The Budget Blues

March 4, 2011by Hoy Grimm0

If you shutter at the thought of household budgeting, you are not alone.  Only a sadist would find joy in chronicling all of the evidence of their financial decisions, with the possibility of facing a “guilty verdict” of financial irresponsibility.  For the most part, that is what a budget is-a detailed list of financial accomplishments, both good and bad.  But unfortunately, most people avoid the process altogether, happily living from payday to payday, one paycheck away from being buried in a collapsing house of cards.

Creating a budget starts with a list of your income sources, which is most likely the product of your work ethic and a byproduct of your efforts to achieve a great education.
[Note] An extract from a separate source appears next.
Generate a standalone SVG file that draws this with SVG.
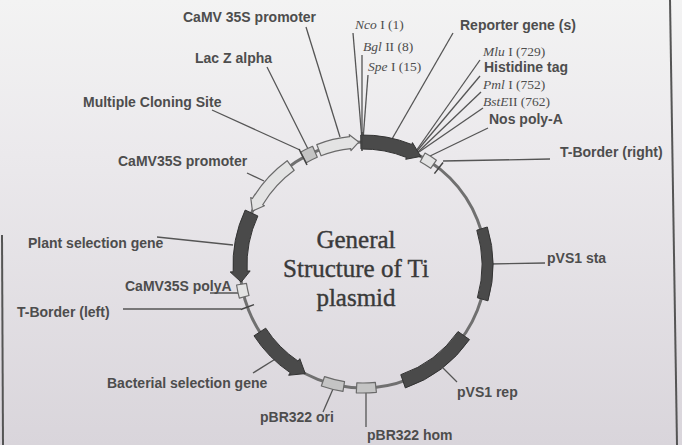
<svg xmlns="http://www.w3.org/2000/svg" width="682" height="445" viewBox="0 0 682 445">
<defs>
<linearGradient id="bg" x1="0" y1="0" x2="0" y2="1">
<stop offset="0" stop-color="#f3f3f3"/>
<stop offset="0.35" stop-color="#ebe9ec"/>
<stop offset="1" stop-color="#d9d5db"/>
</linearGradient>
<style>
.lbl{font-family:"Liberation Sans",Arial,sans-serif;font-weight:bold;font-size:14px;fill:#4d4d4d}
.site{font-family:"Liberation Serif","Times New Roman",serif;font-size:13.5px;fill:#4d4d4d}
.it{font-style:italic}
.title{font-family:"Liberation Serif","Times New Roman",serif;font-size:25px;fill:#3a3a3a;stroke:#3a3a3a;stroke-width:0.4;text-anchor:middle}
.lead{stroke:#555;stroke-width:1.3;fill:none}
.dark{fill:#4a4a4a;stroke:#333;stroke-width:1;stroke-linejoin:round}
.light{fill:#e3e3e3;stroke:#6a6a6a;stroke-width:1.2;stroke-linejoin:round}
.box{fill:#c4c4c4;stroke:#6a6a6a;stroke-width:1.2;stroke-linejoin:round}
.backbone{fill:none;stroke:#707070;stroke-width:3}
.tick{stroke:#444;stroke-width:1.5}
.frame{stroke:#555;stroke-width:2}
</style>
</defs>
<rect x="0" y="0" width="682" height="445" fill="url(#bg)"/>
<line class="frame" x1="670" y1="0" x2="677" y2="445"/>
<line class="frame" x1="2" y1="235" x2="3" y2="445"/>

<g id="backbone">
<circle class="backbone" cx="363" cy="265" r="123"/>
</g>

<g id="connectors">
<line class="lead" x1="306" y1="27" x2="340" y2="137"/>
<line class="lead" x1="267" y1="67" x2="308" y2="149"/>
<line class="lead" x1="212" y1="110" x2="300" y2="150"/>
<line class="lead" x1="353" y1="33" x2="362" y2="140"/>
<line class="lead" x1="362" y1="55" x2="362" y2="140"/>
<line class="lead" x1="368" y1="75" x2="363" y2="140"/>
<line class="lead" x1="453" y1="33" x2="392" y2="139"/>
<line class="lead" x1="480" y1="60" x2="416" y2="151"/>
<line class="lead" x1="480" y1="76" x2="417" y2="151"/>
<line class="lead" x1="481" y1="92" x2="418" y2="152"/>
<line class="lead" x1="483" y1="108" x2="419" y2="152"/>
<line class="lead" x1="488" y1="128" x2="428" y2="157"/>
<line class="lead" x1="443" y1="161" x2="550" y2="159"/>
<line class="lead" x1="247" y1="173" x2="264" y2="181"/>
<line class="lead" x1="157" y1="237" x2="233" y2="245"/>
<polyline class="lead" points="210,293 238,293 241,291"/>
<line class="lead" x1="123" y1="309" x2="241" y2="309"/>
<line class="lead" x1="253" y1="373" x2="277" y2="358"/>
<line class="lead" x1="323" y1="412" x2="333" y2="389"/>
<line class="lead" x1="366" y1="427" x2="366" y2="392"/>
<line class="lead" x1="457" y1="382" x2="443" y2="368"/>
<line class="lead" x1="488" y1="264" x2="545" y2="263"/>
</g>

<g id="title">
<text class="title" x="356" y="248">General</text>
<text class="title" x="356" y="277">Structure of Ti</text>
<text class="title" x="356" y="306">plasmid</text>
</g>

<g id="camv35s-promoter-top">
<path class="light" d="M 316.77 144.57 A 129 129 0 0 1 349.52 136.71 L 349.31 134.72 L 358.71 142.07 L 350.98 150.63 L 350.77 148.64 A 117 117 0 0 0 321.07 155.77 Z"/>
<text class="lbl" x="183" y="22">CaMV 35S promoter</text>
</g>

<g id="lac-z-alpha">
<text class="lbl" x="195" y="63">Lac Z alpha</text>
</g>

<g id="multiple-cloning-site">
<path class="box" d="M 300.46 152.18 A 129 129 0 0 1 312.60 146.26 L 317.29 157.30 A 117 117 0 0 0 306.28 162.67 Z"/>
<line class="tick" x1="299" y1="149" x2="307" y2="165"/>
<text class="lbl" x="83" y="107">Multiple Cloning Site</text>
</g>

<g id="restriction-sites">
<text class="site" x="355" y="29"><tspan class="it">Nco</tspan> I (1)</text>
<text class="site" x="363" y="51"><tspan class="it">Bgl</tspan> II (8)</text>
<text class="site" x="368" y="71"><tspan class="it">Spe</tspan> I (15)</text>
<text class="site" x="483" y="56"><tspan class="it">Mlu</tspan> I (729)</text>
<text class="site" x="483" y="89"><tspan class="it">Pml</tspan> I (752)</text>
<text class="site" x="483" y="106"><tspan class="it">BstE</tspan>II (762)</text>
</g>

<g id="reporter-gene">
<path class="dark" d="M 360.73 135.02 A 130 130 0 0 1 411.70 144.46 L 412.45 142.61 L 420.75 156.40 L 405.70 159.30 L 406.45 157.44 A 116 116 0 0 0 360.98 149.02 Z"/>
<line class="tick" x1="362" y1="132" x2="362" y2="151"/>
<text class="lbl" x="460" y="30">Reporter gene (s)</text>
</g>

<g id="histidine-tag">
<text class="lbl" x="484" y="72">Histidine tag</text>
</g>

<g id="nos-poly-a">
<path class="light" d="M 425.05 153.05 A 128 128 0 0 1 436.42 160.14 L 430.68 168.34 A 118 118 0 0 0 420.21 161.80 Z"/>
<text class="lbl" x="489" y="124">Nos poly-A</text>
</g>

<g id="t-border-right">
<line class="tick" x1="434.42" y1="173.59" x2="443.04" y2="162.56"/>
<text class="lbl" x="560" y="157">T-Border (right)</text>
</g>

<g id="camv35s-promoter-left">
<path class="light" d="M 287.17 160.64 A 129 129 0 0 0 252.42 198.56 L 250.71 197.53 L 252.45 211.08 L 264.42 205.77 L 262.71 204.74 A 117 117 0 0 1 294.23 170.34 Z"/>
<text class="lbl" x="118" y="166">CaMV35S promoter</text>
</g>

<g id="plant-selection-gene">
<path class="dark" d="M 245.18 210.06 A 130 130 0 0 0 233.18 271.80 L 230.18 271.96 L 241.19 282.12 L 250.16 270.91 L 247.16 271.07 A 116 116 0 0 1 257.87 215.98 Z"/>
<text class="lbl" x="28" y="248">Plant selection gene</text>
</g>

<g id="camv35s-polya">
<path class="light" d="M 236.57 285.02 A 128 128 0 0 0 239.36 298.13 L 249.02 295.54 A 118 118 0 0 1 246.45 283.46 Z"/>
<text class="lbl" x="125" y="291">CaMV35S polyA</text>
</g>

<g id="t-border-left">
<line class="tick" x1="240.84" y1="309.46" x2="253.99" y2="304.67"/>
<text class="lbl" x="17" y="317">T-Border (left)</text>
</g>

<g id="bacterial-selection-gene">
<path class="dark" d="M 253.97 335.80 A 130 130 0 0 0 290.30 372.77 L 288.63 375.26 L 305.25 373.60 L 299.81 358.68 L 298.13 361.16 A 116 116 0 0 1 265.71 328.17 Z"/>
<text class="lbl" x="107" y="388">Bacterial selection gene</text>
</g>

<g id="pbr322-ori">
<path class="box" d="M 321.33 386.02 A 128 128 0 0 0 342.98 391.43 L 344.54 381.55 A 118 118 0 0 1 324.58 376.57 Z"/>
<text class="lbl" x="260" y="422">pBR322 ori</text>
</g>

<g id="pbr322-hom">
<path class="box" d="M 356.30 392.82 A 128 128 0 0 0 376.38 392.30 L 375.33 382.35 A 118 118 0 0 1 356.83 382.84 Z"/>
<text class="lbl" x="367" y="440">pBR322 hom</text>
</g>

<g id="pvs1-rep">
<path class="dark" d="M 405.33 387.92 A 130 130 0 0 0 469.50 339.57 L 458.03 331.54 A 116 116 0 0 1 400.77 374.68 Z"/>
<text class="lbl" x="457" y="397">pVS1 rep</text>
</g>

<g id="pvs1-sta">
<path class="dark" d="M 487.32 226.99 A 130 130 0 0 1 487.97 300.83 L 477.39 297.80 A 119 119 0 0 0 476.80 230.20 Z"/>
<text class="lbl" x="547" y="263">pVS1 sta</text>
</g>
</svg>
If only we had heeded our parent’s advice to study harder, we would have been admitted to a better college.  If only studying had been as important as socializing I would have graduated magna cum laude and the job offers would have been so much better.
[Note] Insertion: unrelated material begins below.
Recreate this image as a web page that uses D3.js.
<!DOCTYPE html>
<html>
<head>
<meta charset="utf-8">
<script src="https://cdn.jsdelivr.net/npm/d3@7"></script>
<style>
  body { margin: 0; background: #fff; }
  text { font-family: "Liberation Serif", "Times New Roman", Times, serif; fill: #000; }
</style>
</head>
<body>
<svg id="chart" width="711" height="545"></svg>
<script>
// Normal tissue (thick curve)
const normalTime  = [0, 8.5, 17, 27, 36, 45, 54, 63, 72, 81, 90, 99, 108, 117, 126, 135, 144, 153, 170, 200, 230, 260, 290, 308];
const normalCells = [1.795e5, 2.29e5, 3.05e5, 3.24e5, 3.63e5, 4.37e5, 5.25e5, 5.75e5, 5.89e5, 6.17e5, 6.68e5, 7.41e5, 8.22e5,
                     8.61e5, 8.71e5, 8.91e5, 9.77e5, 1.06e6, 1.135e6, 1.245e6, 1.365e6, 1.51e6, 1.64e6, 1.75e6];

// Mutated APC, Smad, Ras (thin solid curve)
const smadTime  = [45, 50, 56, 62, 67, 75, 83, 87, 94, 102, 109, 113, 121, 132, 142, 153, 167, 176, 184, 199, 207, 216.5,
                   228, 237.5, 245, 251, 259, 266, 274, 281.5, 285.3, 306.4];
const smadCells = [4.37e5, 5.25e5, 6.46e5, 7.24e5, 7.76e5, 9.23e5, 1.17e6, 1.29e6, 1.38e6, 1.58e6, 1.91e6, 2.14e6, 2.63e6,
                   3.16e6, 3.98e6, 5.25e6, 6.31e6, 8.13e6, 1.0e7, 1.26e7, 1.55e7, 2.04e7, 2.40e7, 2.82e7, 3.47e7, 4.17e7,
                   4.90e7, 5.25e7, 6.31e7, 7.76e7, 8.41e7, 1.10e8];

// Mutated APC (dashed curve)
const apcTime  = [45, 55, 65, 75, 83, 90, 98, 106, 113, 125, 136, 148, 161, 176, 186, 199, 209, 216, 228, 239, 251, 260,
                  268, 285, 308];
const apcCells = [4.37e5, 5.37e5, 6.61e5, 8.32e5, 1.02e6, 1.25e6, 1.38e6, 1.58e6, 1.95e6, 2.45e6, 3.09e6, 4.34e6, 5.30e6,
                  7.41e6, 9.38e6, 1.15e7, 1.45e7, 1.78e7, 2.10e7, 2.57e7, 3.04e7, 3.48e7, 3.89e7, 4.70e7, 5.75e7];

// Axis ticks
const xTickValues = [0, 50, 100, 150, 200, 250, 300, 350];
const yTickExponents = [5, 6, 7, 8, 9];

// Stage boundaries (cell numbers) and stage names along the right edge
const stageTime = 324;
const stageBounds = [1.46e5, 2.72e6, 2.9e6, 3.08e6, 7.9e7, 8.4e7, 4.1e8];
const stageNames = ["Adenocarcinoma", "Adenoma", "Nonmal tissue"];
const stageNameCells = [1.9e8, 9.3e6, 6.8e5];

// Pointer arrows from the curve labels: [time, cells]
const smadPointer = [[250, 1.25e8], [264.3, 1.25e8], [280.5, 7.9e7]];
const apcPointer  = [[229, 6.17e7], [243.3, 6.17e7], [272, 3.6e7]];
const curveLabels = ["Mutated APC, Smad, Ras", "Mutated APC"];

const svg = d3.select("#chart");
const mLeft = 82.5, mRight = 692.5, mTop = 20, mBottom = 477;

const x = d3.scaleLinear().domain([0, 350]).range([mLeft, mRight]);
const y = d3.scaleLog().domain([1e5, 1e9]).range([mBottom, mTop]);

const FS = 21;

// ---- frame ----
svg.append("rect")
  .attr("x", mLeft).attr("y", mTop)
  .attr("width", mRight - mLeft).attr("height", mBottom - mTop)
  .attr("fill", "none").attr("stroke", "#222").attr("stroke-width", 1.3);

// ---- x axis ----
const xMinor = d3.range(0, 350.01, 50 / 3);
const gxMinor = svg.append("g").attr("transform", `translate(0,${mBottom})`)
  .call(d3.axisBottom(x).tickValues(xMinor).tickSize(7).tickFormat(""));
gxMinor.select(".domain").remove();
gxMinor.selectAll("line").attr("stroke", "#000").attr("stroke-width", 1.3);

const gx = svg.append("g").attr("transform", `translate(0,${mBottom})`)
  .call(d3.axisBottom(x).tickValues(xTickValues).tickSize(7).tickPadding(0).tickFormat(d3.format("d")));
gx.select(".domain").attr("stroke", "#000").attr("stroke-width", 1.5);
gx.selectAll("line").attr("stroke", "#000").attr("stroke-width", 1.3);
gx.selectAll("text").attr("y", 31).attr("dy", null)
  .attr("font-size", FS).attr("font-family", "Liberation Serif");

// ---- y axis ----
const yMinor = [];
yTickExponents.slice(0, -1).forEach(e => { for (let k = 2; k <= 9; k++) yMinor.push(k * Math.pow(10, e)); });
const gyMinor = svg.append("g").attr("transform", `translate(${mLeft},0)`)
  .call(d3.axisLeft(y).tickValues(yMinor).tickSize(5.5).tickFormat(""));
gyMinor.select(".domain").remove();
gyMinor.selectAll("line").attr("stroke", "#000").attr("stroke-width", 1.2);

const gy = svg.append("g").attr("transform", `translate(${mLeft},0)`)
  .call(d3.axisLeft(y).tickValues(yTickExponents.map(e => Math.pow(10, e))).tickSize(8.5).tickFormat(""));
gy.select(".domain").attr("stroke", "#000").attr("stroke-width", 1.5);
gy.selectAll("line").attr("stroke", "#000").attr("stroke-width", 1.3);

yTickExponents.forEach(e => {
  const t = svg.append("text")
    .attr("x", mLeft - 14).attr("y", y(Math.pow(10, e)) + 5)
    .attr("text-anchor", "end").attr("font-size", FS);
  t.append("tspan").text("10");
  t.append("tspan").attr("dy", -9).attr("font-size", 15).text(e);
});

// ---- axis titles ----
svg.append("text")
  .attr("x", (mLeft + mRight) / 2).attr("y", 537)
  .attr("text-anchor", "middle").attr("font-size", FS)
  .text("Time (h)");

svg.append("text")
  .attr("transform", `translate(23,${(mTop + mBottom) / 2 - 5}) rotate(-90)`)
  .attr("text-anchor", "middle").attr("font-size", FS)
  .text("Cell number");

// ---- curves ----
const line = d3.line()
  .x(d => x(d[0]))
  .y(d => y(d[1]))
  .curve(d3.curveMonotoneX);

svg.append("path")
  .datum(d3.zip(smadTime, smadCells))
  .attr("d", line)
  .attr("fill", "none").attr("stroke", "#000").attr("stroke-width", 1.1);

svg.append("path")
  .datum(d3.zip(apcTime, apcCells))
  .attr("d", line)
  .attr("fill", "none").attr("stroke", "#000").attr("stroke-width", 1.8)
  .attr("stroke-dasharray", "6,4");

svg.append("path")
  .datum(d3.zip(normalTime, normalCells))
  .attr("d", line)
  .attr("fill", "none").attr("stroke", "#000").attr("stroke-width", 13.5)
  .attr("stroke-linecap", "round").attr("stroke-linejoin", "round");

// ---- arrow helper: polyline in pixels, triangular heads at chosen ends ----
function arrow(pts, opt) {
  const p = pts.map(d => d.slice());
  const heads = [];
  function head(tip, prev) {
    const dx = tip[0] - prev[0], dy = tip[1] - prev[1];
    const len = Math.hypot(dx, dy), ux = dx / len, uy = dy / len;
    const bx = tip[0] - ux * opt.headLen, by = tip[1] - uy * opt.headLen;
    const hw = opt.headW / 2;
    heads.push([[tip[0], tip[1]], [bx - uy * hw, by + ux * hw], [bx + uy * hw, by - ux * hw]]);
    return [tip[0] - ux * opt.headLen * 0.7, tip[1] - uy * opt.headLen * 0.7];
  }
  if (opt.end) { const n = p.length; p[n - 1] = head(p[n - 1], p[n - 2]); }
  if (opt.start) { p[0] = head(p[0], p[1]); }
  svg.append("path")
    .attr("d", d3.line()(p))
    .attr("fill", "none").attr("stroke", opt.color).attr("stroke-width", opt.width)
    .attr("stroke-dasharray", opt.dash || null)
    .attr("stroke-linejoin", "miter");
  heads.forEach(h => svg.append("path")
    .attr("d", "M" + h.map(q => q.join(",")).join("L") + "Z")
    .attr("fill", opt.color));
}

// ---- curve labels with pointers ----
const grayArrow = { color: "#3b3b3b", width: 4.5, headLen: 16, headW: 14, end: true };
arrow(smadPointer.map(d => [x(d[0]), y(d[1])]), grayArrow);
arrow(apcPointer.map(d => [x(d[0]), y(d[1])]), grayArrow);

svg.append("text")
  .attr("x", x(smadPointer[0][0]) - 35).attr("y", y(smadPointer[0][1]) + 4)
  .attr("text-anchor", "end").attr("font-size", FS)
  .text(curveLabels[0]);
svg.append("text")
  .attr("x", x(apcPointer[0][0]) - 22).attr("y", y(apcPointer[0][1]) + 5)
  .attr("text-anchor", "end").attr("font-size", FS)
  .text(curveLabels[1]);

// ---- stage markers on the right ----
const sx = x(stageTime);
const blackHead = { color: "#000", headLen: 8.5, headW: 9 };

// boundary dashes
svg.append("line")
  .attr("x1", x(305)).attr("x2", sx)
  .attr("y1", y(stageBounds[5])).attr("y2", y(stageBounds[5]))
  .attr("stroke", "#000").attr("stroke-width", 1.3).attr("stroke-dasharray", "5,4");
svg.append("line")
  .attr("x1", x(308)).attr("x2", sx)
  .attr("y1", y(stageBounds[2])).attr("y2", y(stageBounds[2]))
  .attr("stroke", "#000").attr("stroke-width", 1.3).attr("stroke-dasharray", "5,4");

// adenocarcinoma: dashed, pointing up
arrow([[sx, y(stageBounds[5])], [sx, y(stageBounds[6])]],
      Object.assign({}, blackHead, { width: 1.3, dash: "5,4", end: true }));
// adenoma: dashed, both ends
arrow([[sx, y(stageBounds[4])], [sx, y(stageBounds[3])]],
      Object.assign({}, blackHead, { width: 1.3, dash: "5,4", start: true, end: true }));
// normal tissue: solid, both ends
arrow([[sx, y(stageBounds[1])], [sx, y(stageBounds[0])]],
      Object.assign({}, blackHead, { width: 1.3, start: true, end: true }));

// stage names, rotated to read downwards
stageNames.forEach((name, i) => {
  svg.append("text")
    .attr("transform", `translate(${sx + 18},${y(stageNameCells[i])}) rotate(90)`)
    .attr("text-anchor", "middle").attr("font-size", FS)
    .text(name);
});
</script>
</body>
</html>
Your budget then passes to the expense side of the ledger.  After you tally the living expenses of housing, food, fuel, insurance, and utilities (which we call necessities), there may not be much left for the fun stuff.  But this does not stop most of us, because vacations, retail therapy, and whatever else feels good at the moment can be charged to a credit card.  Keep in mind that this only delays payments, which still ultimately end up on the expense side of your budget.

While we hope this depressing description of the budget process is not true for you, there is more to consider than just this month and its paychecks and expenses; your future.  If you have any hope of achieving financial security, you will need a budget to get on track.  It should be a thorough, sensible, and realistic exercise that points you in the direction of prosperity instead of despair, even if it is only one baby step at a time.  Your budget can be the roadmap away from bad financial behavior toward a future of responsible choices.

And if you happen to be a United States Congressman, your budget is due today.  I hope you put some thought into it because we as taxpayers cannot afford for you to keep “maxing out” the credit card that is our government’s debt.  It is time to face reality and represent the people whose money you are spending. Maybe that means shutting down the government for a while until you can behave responsibly.

Our founding fathers, in their Declaration of Independence from English tyranny, asserted that we are endowed by our creator with unalienable rights of life, liberty, and the pursuit of happiness, and “That to secure these rights, governments are instituted among men, deriving their just powers from the consent of the governed, that whenever any form of government becomes destructive to these ends, it is the right of the people to alter or to abolish it, and to institute new government”.

Perhaps this new government is being achieved one election at a time.  And just as for your household, a balanced budget would be positive measure of its progress.